Don't forget, it was the ascending triangle that broke out of the 1.58 level that started this move in the first place. It is because of that we think this level should continue to offer support in the future. Because of the bullishness of this move, we are very hesitant to sell this pair, and we also are bullish of this market because of the central bank stance in this pair.
The Bank of England has recently stated via Mervyn King that it is more than happy with its stance, and believes that its monetary policy is appropriate. Because of this, it looks like the central bank in London won't be bothered adding more liquidity to the marketplace. This should in theory be supportive for the British pound going forward.

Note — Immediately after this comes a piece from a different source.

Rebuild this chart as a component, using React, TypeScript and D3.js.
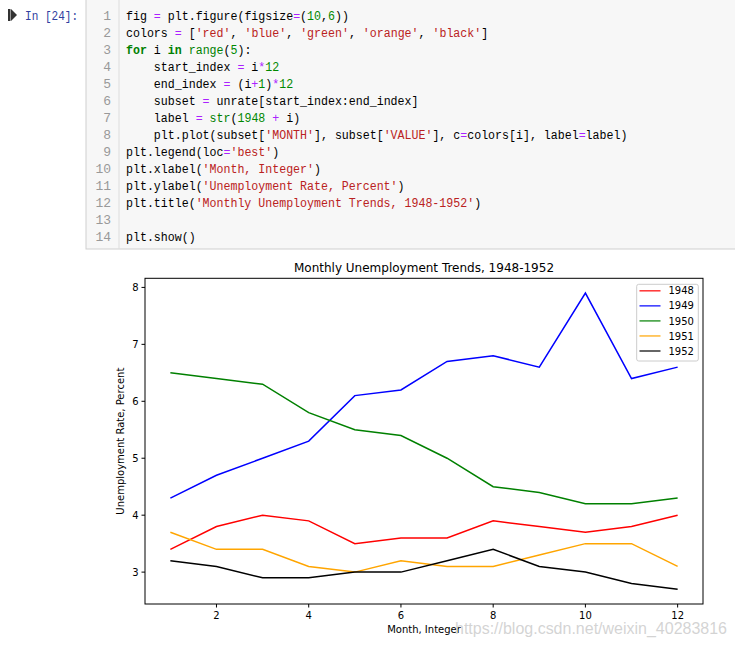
import * as d3 from "d3";

// chart data
const months = [1, 2, 3, 4, 5, 6, 7, 8, 9, 10, 11, 12];
const years = ["1948", "1949", "1950", "1951", "1952"];
const colors = ["red", "blue", "green", "orange", "black"];
const rate1948 = [3.4, 3.8, 4.0, 3.9, 3.5, 3.6, 3.6, 3.9, 3.8, 3.7, 3.8, 4.0];
const rate1949 = [4.3, 4.7, 5.0, 5.3, 6.1, 6.2, 6.7, 6.8, 6.6, 7.9, 6.4, 6.6];
const rate1950 = [6.5, 6.4, 6.3, 5.8, 5.5, 5.4, 5.0, 4.5, 4.4, 4.2, 4.2, 4.3];
const rate1951 = [3.7, 3.4, 3.4, 3.1, 3.0, 3.2, 3.1, 3.1, 3.3, 3.5, 3.5, 3.1];
const rate1952 = [3.2, 3.1, 2.9, 2.9, 3.0, 3.0, 3.2, 3.4, 3.1, 3.0, 2.8, 2.7];
const series = [rate1948, rate1949, rate1950, rate1951, rate1952];
const xTicks = [2, 4, 6, 8, 10, 12];
const yTicks = [3, 4, 5, 6, 7, 8];

// notebook cell source, tokenised: [text, kind]
type Tok = [string, string];
const codeLines: Tok[][] = [
  [["fig ", "n"], ["=", "o"], [" plt.figure(figsize", "n"], ["=", "o"], ["(", "n"], ["10", "m"], [",", "n"], ["6", "m"], ["))", "n"]],
  [["colors ", "n"], ["=", "o"], [" [", "n"], ["'red'", "s"], [", ", "n"], ["'blue'", "s"], [", ", "n"], ["'green'", "s"], [", ", "n"], ["'orange'", "s"], [", ", "n"], ["'black'", "s"], ["]", "n"]],
  [["for", "k"], [" i ", "n"], ["in", "k"], [" ", "n"], ["range", "b"], ["(", "n"], ["5", "m"], ["):", "n"]],
  [["    start_index ", "n"], ["=", "o"], [" i", "n"], ["*", "o"], ["12", "m"]],
  [["    end_index ", "n"], ["=", "o"], [" (i", "n"], ["+", "o"], ["1", "m"], [")", "n"], ["*", "o"], ["12", "m"]],
  [["    subset ", "n"], ["=", "o"], [" unrate[start_index:end_index]", "n"]],
  [["    label ", "n"], ["=", "o"], [" ", "n"], ["str", "b"], ["(", "n"], ["1948", "m"], [" ", "n"], ["+", "o"], [" i)", "n"]],
  [["    plt.plot(subset[", "n"], ["'MONTH'", "s"], ["], subset[", "n"], ["'VALUE'", "s"], ["], c", "n"], ["=", "o"], ["colors[i], label", "n"], ["=", "o"], ["label)", "n"]],
  [["plt.legend(loc", "n"], ["=", "o"], ["'best'", "s"], [")", "n"]],
  [["plt.xlabel(", "n"], ["'Month, Integer'", "s"], [")", "n"]],
  [["plt.ylabel(", "n"], ["'Unemployment Rate, Percent'", "s"], [")", "n"]],
  [["plt.title(", "n"], ["'Monthly Unemployment Trends, 1948-1952'", "s"], [")", "n"]],
  [],
  [["plt.show()", "n"]],
];

const tokColor: Record<string, string> = {
  n: "#000000",
  o: "#AA22FF",
  m: "#008800",
  s: "#BA2121",
  k: "#008000",
  b: "#008000",
};

// Liberation Mono advance is 0.6em: 13.5px * 0.6 * 0.8605 ≈ 6.97px per char
const CODE_SIZE = 13.5;
const CODE_SX = 0.8605;
const mono = "'Liberation Mono', 'DejaVu Sans Mono', monospace";
const sans = "'DejaVu Sans', sans-serif";

export default function App() {
  const x = d3.scaleLinear().domain([0.45, 12.55]).range([145, 703]);
  const y = d3.scaleLinear().domain([2.44, 8.16]).range([604, 278.3]);
  const line = d3
    .line<number>()
    .x((_, i) => x(months[i]))
    .y((d) => y(d));

  return (
    <svg
      width={735}
      height={646}
      style={{ position: "absolute", left: 0, top: 0, background: "#fff" }}
    >
      {/* prompt */}
      <rect x={8} y={9} width={2.5} height={12} fill="#333" />
      <path d="M11,9 L17,15 L11,21 Z" fill="#333" />
      <text
        transform={`translate(25,20) scale(0.82,1)`}
        fontFamily={mono}
        fontSize={13.5}
        fill="#303F9F"
      >
        In [24]:
      </text>

      {/* code cell */}
      <rect x={86} y={-1} width={660} height={250} fill="#f7f7f7" stroke="#cfcfcf" />
      <line x1={119} y1={0} x2={119} y2={249} stroke="#dddddd" />
      {codeLines.map((toks, li) => {
        const base = 19.5 + li * 17;
        return (
          <g key={li}>
            <text x={111} y={base} textAnchor="end" fontFamily={mono} fontSize={13} fill="#999">
              {li + 1}
            </text>
            {toks.length > 0 && (
              <text
                transform={`translate(126,${base}) scale(${CODE_SX},1)`}
                fontFamily={mono}
                fontSize={CODE_SIZE}
                style={{ whiteSpace: "pre" }}
              >
                {toks.map(([t, k], ti) => (
                  <tspan key={ti} fontWeight={k === "k" ? "bold" : "normal"} fill={tokColor[k]}>
                    {t}
                  </tspan>
                ))}
              </text>
            )}
          </g>
        );
      })}

      {/* chart */}
      <text x={424} y={272} textAnchor="middle" fontFamily={sans} fontSize={12} fill="#000">
        Monthly Unemployment Trends, 1948-1952
      </text>

      {series.map((vals, i) => (
        <path key={years[i]} d={line(vals) ?? ""} fill="none" stroke={colors[i]} strokeWidth={1.5} />
      ))}

      <rect x={145} y={278.3} width={558} height={325.7} fill="none" stroke="#000" strokeWidth={1} />

      {xTicks.map((t) => (
        <g key={t}>
          <line x1={x(t)} x2={x(t)} y1={604} y2={607.5} stroke="#000" />
          <text x={x(t)} y={619} textAnchor="middle" fontFamily={sans} fontSize={10} fill="#000">
            {t}
          </text>
        </g>
      ))}
      {yTicks.map((t) => (
        <g key={t}>
          <line x1={141.5} x2={145} y1={y(t)} y2={y(t)} stroke="#000" />
          <text x={138.5} y={y(t) + 3.6} textAnchor="end" fontFamily={sans} fontSize={10} fill="#000">
            {t}
          </text>
        </g>
      ))}

      <text
        transform={`translate(124,${(278.3 + 604) / 2}) rotate(-90)`}
        textAnchor="middle"
        fontFamily={sans}
        fontSize={10}
        fill="#000"
      >
        Unemployment Rate, Percent
      </text>
      <text x={424} y={633} textAnchor="middle" fontFamily={sans} fontSize={10} fill="#000">
        Month, Integer
      </text>

      {/* legend */}
      <rect x={636.7} y={284.3} width={61.6} height={76.7} rx={2} fill="#fff" fillOpacity={0.8} stroke="#cccccc" />
      {years.map((yr, i) => {
        const cy = 290.8 + i * 15.05;
        return (
          <g key={yr}>
            <line x1={639.5} x2={660.5} y1={cy} y2={cy} stroke={colors[i]} strokeWidth={1.5} opacity={0.8} />
            <text x={668.5} y={cy + 3.6} fontFamily={sans} fontSize={10} fill="#000">
              {yr}
            </text>
          </g>
        );
      })}

      {/* watermark */}
      <text
        x={455}
        y={634}
        fontFamily="'Liberation Sans', Arial, sans-serif"
        fontSize={16}
        textLength={272}
        fill="#cccccc"
        fillOpacity={0.85}
      >
        https://blog.csdn.net/weixin_40283816
      </text>
    </svg>
  );
}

Contrast that with the central bank in the United States. The Federal Reserve has recently announced that it was willing to add liquidity to the system in "unlimited amounts", and as such could continue to devalue the dollar in an almost continuous fashion. With this in mind, it does make sense of this pair continues to rise as the yields on fixed income should continue to be better in the United Kingdom and the United States.
We are buying supportive candles at the 1.60 level in order to go long and recognize that the 1.63 level will have to be overcome in order to continue the move higher. If we managed to break below the 1.60 level without supportive action, we will then look to the 1.58 level as our next opportunity to buy the British pound cheaply. We have absolutely no reason to sell this pair right now.